WORK INSTRUCTIONS: Print the material below exactly as it stands, please, from its first line to the line holding "const INK = '#1a1a1a';", with no pictures.

-- PROVIDED MATERIAL start --

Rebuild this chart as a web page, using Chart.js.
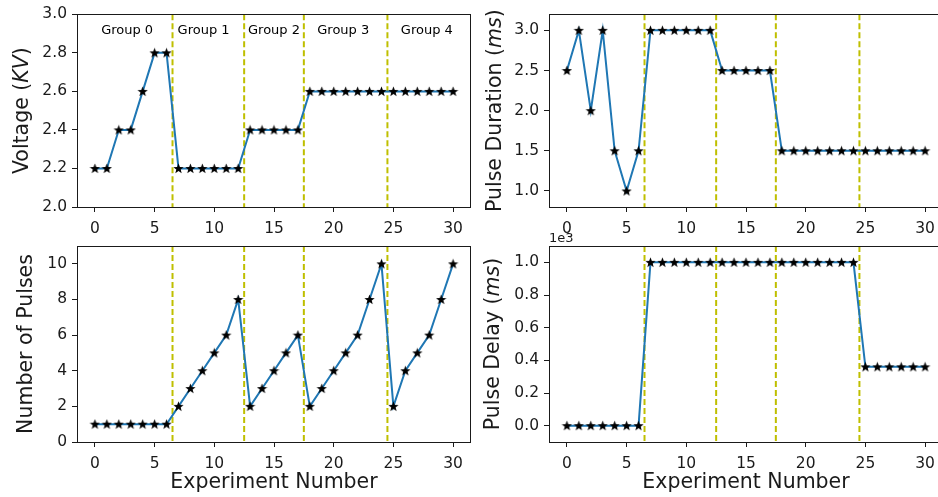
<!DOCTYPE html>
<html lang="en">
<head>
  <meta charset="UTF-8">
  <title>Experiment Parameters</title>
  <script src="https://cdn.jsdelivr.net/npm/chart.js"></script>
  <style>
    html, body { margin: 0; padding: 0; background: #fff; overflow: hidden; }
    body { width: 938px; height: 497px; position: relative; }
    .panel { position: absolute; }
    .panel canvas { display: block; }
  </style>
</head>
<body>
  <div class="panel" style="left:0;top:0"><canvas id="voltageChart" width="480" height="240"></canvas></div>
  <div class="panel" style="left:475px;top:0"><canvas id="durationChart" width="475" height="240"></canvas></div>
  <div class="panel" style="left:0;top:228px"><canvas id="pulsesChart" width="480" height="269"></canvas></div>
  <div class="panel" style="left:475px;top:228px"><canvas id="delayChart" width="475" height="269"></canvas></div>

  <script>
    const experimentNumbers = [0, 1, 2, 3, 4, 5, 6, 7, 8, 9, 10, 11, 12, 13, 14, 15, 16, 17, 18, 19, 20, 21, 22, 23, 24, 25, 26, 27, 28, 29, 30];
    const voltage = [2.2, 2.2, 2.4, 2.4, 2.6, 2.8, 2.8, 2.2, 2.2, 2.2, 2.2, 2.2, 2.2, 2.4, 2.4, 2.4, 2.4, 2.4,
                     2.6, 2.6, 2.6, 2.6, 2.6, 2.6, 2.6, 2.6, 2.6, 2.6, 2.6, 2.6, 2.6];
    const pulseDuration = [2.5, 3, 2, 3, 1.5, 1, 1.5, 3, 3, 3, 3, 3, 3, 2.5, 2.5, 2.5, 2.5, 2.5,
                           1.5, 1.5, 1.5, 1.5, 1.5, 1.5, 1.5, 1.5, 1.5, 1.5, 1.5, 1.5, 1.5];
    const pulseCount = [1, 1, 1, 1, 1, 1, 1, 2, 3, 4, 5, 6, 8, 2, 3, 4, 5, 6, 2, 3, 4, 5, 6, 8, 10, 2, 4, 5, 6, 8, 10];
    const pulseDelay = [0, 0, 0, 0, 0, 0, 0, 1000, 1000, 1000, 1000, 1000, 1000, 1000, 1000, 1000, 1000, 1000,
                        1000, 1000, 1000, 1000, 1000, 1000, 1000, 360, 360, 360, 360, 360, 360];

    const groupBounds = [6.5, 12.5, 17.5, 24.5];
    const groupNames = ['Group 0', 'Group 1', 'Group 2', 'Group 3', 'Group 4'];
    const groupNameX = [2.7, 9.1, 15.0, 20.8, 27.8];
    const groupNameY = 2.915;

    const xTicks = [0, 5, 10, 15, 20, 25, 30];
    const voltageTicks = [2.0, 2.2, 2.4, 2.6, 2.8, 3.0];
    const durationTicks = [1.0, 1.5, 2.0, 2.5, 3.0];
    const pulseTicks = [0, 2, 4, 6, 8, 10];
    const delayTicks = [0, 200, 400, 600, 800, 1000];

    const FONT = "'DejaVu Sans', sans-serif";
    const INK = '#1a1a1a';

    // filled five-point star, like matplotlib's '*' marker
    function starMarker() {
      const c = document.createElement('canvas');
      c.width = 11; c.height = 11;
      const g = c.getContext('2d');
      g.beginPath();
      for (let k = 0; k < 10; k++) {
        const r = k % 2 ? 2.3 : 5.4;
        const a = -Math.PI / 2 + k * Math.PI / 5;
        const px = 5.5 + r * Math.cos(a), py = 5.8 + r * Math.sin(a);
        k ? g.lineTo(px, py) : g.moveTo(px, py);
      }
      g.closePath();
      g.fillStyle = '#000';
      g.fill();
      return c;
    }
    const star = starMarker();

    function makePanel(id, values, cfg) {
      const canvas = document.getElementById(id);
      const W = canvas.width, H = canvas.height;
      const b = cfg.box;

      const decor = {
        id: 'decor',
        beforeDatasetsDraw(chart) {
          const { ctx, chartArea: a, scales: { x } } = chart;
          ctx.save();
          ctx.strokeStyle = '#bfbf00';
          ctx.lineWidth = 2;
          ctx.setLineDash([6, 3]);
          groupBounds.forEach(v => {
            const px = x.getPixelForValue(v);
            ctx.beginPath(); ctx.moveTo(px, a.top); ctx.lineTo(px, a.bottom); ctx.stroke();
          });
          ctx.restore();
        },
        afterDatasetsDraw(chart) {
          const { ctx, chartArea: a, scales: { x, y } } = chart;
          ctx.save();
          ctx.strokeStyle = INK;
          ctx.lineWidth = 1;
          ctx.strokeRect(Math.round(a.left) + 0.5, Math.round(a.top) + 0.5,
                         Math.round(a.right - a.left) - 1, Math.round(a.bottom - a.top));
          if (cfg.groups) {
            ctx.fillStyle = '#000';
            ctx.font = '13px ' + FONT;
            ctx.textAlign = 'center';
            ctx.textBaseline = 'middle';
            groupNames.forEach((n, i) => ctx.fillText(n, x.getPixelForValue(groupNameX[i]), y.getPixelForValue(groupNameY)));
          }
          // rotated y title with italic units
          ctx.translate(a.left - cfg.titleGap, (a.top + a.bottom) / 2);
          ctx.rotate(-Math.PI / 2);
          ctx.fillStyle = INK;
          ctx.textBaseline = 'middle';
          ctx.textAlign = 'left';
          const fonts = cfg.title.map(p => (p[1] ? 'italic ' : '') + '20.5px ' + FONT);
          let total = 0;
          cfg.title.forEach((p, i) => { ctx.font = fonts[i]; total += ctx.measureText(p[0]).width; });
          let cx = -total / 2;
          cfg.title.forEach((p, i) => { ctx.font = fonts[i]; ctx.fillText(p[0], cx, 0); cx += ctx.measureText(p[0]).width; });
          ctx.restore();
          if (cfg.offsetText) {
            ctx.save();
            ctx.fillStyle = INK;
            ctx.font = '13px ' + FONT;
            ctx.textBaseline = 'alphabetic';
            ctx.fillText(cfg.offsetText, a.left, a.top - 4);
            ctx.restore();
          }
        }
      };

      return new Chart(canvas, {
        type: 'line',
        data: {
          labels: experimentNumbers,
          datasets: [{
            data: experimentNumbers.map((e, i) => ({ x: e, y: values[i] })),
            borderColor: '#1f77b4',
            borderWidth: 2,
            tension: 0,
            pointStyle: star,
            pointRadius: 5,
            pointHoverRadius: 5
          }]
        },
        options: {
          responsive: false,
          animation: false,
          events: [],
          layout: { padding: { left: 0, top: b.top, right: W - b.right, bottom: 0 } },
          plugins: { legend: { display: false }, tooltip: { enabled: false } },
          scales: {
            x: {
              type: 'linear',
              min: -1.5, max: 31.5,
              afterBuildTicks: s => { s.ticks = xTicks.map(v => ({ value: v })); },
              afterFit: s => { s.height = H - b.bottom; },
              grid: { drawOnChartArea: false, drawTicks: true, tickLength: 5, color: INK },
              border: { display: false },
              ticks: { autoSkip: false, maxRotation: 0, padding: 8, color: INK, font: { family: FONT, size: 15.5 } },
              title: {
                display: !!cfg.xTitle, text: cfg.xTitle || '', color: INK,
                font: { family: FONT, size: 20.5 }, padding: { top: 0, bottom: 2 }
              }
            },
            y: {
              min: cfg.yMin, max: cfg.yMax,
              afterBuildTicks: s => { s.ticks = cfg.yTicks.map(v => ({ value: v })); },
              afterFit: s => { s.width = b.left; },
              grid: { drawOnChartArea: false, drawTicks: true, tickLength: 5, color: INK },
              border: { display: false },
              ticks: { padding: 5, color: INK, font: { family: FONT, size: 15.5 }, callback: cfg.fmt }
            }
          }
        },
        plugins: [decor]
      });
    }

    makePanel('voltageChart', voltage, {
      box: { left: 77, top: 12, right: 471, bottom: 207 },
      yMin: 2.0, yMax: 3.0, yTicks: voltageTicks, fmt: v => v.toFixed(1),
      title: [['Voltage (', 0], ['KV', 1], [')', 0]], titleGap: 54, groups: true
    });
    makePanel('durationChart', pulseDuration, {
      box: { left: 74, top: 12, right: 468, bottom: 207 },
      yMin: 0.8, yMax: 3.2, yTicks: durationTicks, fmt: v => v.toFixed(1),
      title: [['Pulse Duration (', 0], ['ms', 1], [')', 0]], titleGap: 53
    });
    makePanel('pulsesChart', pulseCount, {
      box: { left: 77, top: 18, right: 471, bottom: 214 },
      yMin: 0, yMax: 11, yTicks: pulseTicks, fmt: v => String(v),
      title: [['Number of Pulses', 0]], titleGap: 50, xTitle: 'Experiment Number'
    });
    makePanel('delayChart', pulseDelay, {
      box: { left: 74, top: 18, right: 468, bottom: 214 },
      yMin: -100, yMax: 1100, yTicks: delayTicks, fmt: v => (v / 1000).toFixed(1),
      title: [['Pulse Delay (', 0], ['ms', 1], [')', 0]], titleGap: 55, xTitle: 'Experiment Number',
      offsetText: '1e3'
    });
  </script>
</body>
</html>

-- PROVIDED MATERIAL end --

THE OUTPUT:
Rebuild this chart as a web page, using Chart.js.
<!DOCTYPE html>
<html lang="en">
<head>
  <meta charset="UTF-8">
  <title>Experiment Parameters</title>
  <script src="https://cdn.jsdelivr.net/npm/chart.js"></script>
  <style>
    html, body { margin: 0; padding: 0; background: #fff; overflow: hidden; }
    body { width: 938px; height: 497px; position: relative; }
    .panel { position: absolute; }
    .panel canvas { display: block; }
  </style>
</head>
<body>
  <div class="panel" style="left:0;top:0"><canvas id="voltageChart" width="480" height="240"></canvas></div>
  <div class="panel" style="left:475px;top:0"><canvas id="durationChart" width="475" height="240"></canvas></div>
  <div class="panel" style="left:0;top:228px"><canvas id="pulsesChart" width="480" height="269"></canvas></div>
  <div class="panel" style="left:475px;top:228px"><canvas id="delayChart" width="475" height="269"></canvas></div>

  <script>
    const experimentNumbers = [0, 1, 2, 3, 4, 5, 6, 7, 8, 9, 10, 11, 12, 13, 14, 15, 16, 17, 18, 19, 20, 21, 22, 23, 24, 25, 26, 27, 28, 29, 30];
    const voltage = [2.2, 2.2, 2.4, 2.4, 2.6, 2.8, 2.8, 2.2, 2.2, 2.2, 2.2, 2.2, 2.2, 2.4, 2.4, 2.4, 2.4, 2.4,
                     2.6, 2.6, 2.6, 2.6, 2.6, 2.6, 2.6, 2.6, 2.6, 2.6, 2.6, 2.6, 2.6];
    const pulseDuration = [2.5, 3, 2, 3, 1.5, 1, 1.5, 3, 3, 3, 3, 3, 3, 2.5, 2.5, 2.5, 2.5, 2.5,
                           1.5, 1.5, 1.5, 1.5, 1.5, 1.5, 1.5, 1.5, 1.5, 1.5, 1.5, 1.5, 1.5];
    const pulseCount = [1, 1, 1, 1, 1, 1, 1, 2, 3, 4, 5, 6, 8, 2, 3, 4, 5, 6, 2, 3, 4, 5, 6, 8, 10, 2, 4, 5, 6, 8, 10];
    const pulseDelay = [0, 0, 0, 0, 0, 0, 0, 1000, 1000, 1000, 1000, 1000, 1000, 1000, 1000, 1000, 1000, 1000,
                        1000, 1000, 1000, 1000, 1000, 1000, 1000, 360, 360, 360, 360, 360, 360];

    const groupBounds = [6.5, 12.5, 17.5, 24.5];
    const groupNames = ['Group 0', 'Group 1', 'Group 2', 'Group 3', 'Group 4'];
    const groupNameX = [2.7, 9.1, 15.0, 20.8, 27.8];
    const groupNameY = 2.915;

    const xTicks = [0, 5, 10, 15, 20, 25, 30];
    const voltageTicks = [2.0, 2.2, 2.4, 2.6, 2.8, 3.0];
    const durationTicks = [1.0, 1.5, 2.0, 2.5, 3.0];
    const pulseTicks = [0, 2, 4, 6, 8, 10];
    const delayTicks = [0, 200, 400, 600, 800, 1000];

    const FONT = "'DejaVu Sans', sans-serif";
    const INK = '#1a1a1a';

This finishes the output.